S.Gregorio, centro sulla collina del disonore Condannati Puglisi Cosentino e dirigenti

Sulla collina del disonore, nella strada che collega Catania a San Gregorio, sorge un centro intrattenimenti che non è mai stato aperto. Progettato dalla società Sofocle, di Salvatore Puglisi Cosentino, è stato sequestrato negli anni scorsi dai giudici. Oggi arriva la condanna per l’amministratore delegato, rampollo della nota famiglia di imprenditori catanesi, per il progettista, e per funzionari della provincia e del Comune di San Gregorio. La terza sezione del Tribunale di Catania, presieduta da Rosa Alba Recupido, ha dato ragione all’accusa, rappresentata dai sostituti procuratori Angelo Busacca e Alessandra Chiavegatti: dietro la realizzazione di quel centro ci sarebbe stata una lottizzazione abusiva, capo d’imputazione per cui sono stati condannati l’imprenditore Salvatore Puglisi Cosentino a un anno e sei mesi, il dirigente della Provincia di Catania, Francesco Impellizzeri, a sei mesi, il responsabile del servizio Edilizia privata del Comune di San Gregorio, Salvatore Buscemi, a un anno e otto mesi, e il progettista della Sofocle, l’ingegnere Santo Catalano, a due anni e quattro mesi. Per Puglisi Cosentino, Catalano e Buscemi è scattata anche la condanna per abuso d’ufficio, solo per Catalano è stato riconosciuto il falso ideologico per lottizzazione. I giudici hanno deciso anche la confisca dei terreni e la demolizione dell’immobile. Che, tuttavia, trattandosi di una sentenza di primo grado, rimarrà momentaneamente al suo posto.

Una storia che giunge al primo grado di giudizio dopo molti anni. Contro la costruzione del centro intrattenimento, che ha sostituito un ricco aranceto, si sono costituiti parte civile alcuni cittadini di San Gregorio. Inizialmente da soli, in surroga, cioè in sostituzione del Comune inadempiente. L’ente infatti si aggiunge solo a seguito del cambio di giunta e viene rappresentato dall’avvocato Goffredo D’Antona. «Gli imputati – scrive l’avvocato ed ex consigliere comunale di San Gregorio, Ivan Albo, nell’atto di costituzione di parte civile – hanno determinato un’alterazione sostanziale del territorio comunale, della sua morfologia, dell’impatto ambientale su quella porzione di territorio comunale alla quale, sottraendo spazi oltremisura un tempo destinati al verde, hanno deturpato irrimediabilmente l’immagine stessa dell’ingresso del proprio paese che vive anche di attrazione turistica, come tutti i paesi etnei». La preoccupazione era legata anche al traffico, in una zona che, dopo anni di forti disagi, solo con l’apertura del vicino svincolo autostradale Paesi Etnei aveva riconquistato più vivibilità.

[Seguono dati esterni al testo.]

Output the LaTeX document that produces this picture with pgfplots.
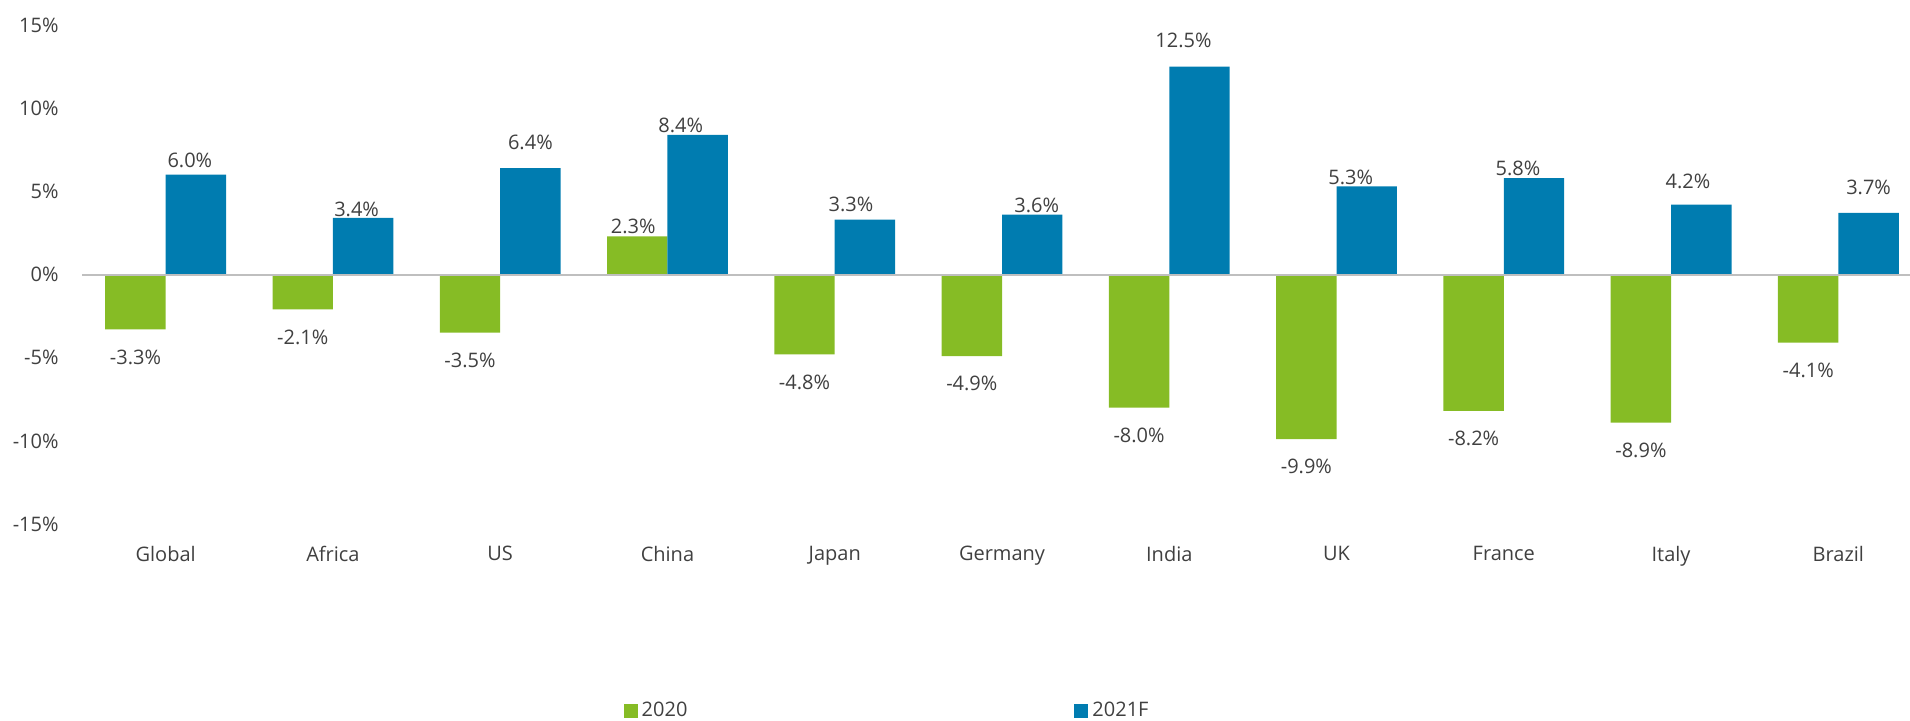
\documentclass[border=0pt]{standalone}
\usepackage{pgfplots}
\pgfplotsset{compat=1.18}
\usepackage{fontspec}
\setmainfont{Open Sans}
\definecolor{dgreen}{HTML}{86BC25}
\definecolor{dblue}{HTML}{007CB0}
\definecolor{txt}{HTML}{404040}
\definecolor{zline}{HTML}{BFBFBF}
\begin{document}
\begin{tikzpicture}[font=\fontsize{10}{12}\selectfont, text=txt]
\path[use as bounding box] (-41pt,-98pt) rectangle (914pt,262pt);
\begin{axis}[
  at={(0,0)}, anchor=south west, scale only axis,
  width=920pt, height=249.5pt,
  xmin=-0.5, xmax=10.5, ymin=-15, ymax=15,
  ybar=0pt, bar width=30.2pt,
  xtick={0,...,10},
  xticklabels={Global,Africa,US,China,Japan,Germany,India,UK,France,Italy,Brazil},
  ytick={-15,-10,-5,0,5,10,15},
  yticklabels={-15\%,-10\%,-5\%,0\%,5\%,10\%,15\%},
  axis line style={draw=none}, major tick length=0pt,
  yticklabel style={xshift=-8.2pt},
  xticklabel style={anchor=north, yshift=-7.5pt},
  clip=false,
  nodes near coords={\pgfplotspointmeta\%},
  point meta=explicit symbolic,
  visualization depends on={rawy \as \rawy},
  visualization depends on={value \thisrow{dx} \as \dx},
  visualization depends on={value \thisrow{dy} \as \dy},
  every node near coord/.append style={anchor=south,
    xshift={\dx}, yshift={(\rawy<0)*(-21)+\dy}, text=txt},
  legend columns=2,
  legend style={at={(0.2942,-0.3747)}, anchor=west, draw=none, fill=none,
    inner sep=0pt, column sep=0pt,
    /tikz/every even column/.append style={column sep=191.5pt}},
]
\addplot[fill=dgreen, draw=none,
  legend image code/.code={\fill[dgreen] (0pt,-3.5pt) rectangle (7pt,3.5pt);}]
  table[x=x, y=y, meta=m] {
x y m dx dy
0 -3.3 -3.3 0 0
1 -2.1 -2.1 0 0
2 -3.5 -3.5 0 0
3 2.3 2.3 -2 -2.5
4 -4.8 -4.8 0 0
5 -4.9 -4.9 0 0
6 -8.0 -8.0 0 0
7 -9.9 -9.9 0 0
8 -8.2 -8.2 0 0
9 -8.9 -8.9 0 0
10 -4.1 -4.1 0 0
};
\addlegendentry{2020}
\addplot[fill=dblue, draw=none,
  legend image code/.code={\fill[dblue] (0pt,-3.5pt) rectangle (7pt,3.5pt);}]
  table[x=x, y=y, meta=m] {
x y m dx dy
0 6.0 6.0 -3 0
1 3.4 3.4 -3.25 -2.8
2 6.4 6.4 0 5.5
3 8.4 8.4 -8.5 -2.5
4 3.3 3.3 -7 0.5
5 3.6 3.6 2.3 -2.8
6 12.5 12.5 -8 6.1
7 5.3 5.3 -8 -2.5
8 5.8 5.8 -8 -2.3
9 4.2 4.2 -6.7 4.2
10 3.7 3.7 0 5.6
};
\addlegendentry{2021F}
\draw[zline, line width=1pt] (axis cs:-0.5,0) -- (axis cs:10.5,0);
\end{axis}
\end{tikzpicture}
\end{document}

Il Centro intrattenimenti prevedeva una struttura unica di quasi 17mila metri quadrati che inglobava una multisala cinematografica, una palestra, due attività per il tempo libero, bar, ristoranti, attività varie e servizi, con una serie di spazi e strutture comuni. Secondo l’accusa «la destinazione e la superficie effettiva delle varie attività previste venivano successivamente variate, violando il limite fissato nel 20 per cento per le attività commerciali o comunque con inserimento di attività non previste per la zona interessata e non considerando come commerciali le sale cinematografiche e altre attività disciplinate invece come attività commerciali o paracommerciali, ad esempio vari esercizi per la vendita di cibi e bevande, farmacie, rivendite di giornali, tabacchi, rivendite di musica, gallerie d’arte». «Di fatto – spiega l’avvocato D’Antona che rappresenta il Comune di San Gregorio – sarebbe diventato un centro commerciale come tanti altri nati nella provincia di Catania, violentando il territorio».

Contestata durante il processo anche la realizzazione di una rotatoria per il raccordo tra il centro e la via Catania, costruita grazie al parere favorevole del dirigente della provincia Impellizzeri, e che, secondo l’accusa, «presenta caratteristiche morfologiche tali – forte pendenza, curva a 90 gradi – da recare pregiudizio alla sicurezza e fluidità del traffico». Su questo aspetto, tuttavia, i giudici non hanno riconosciuto colpevole il dirigente della provincia per il nulla osta rilasciato.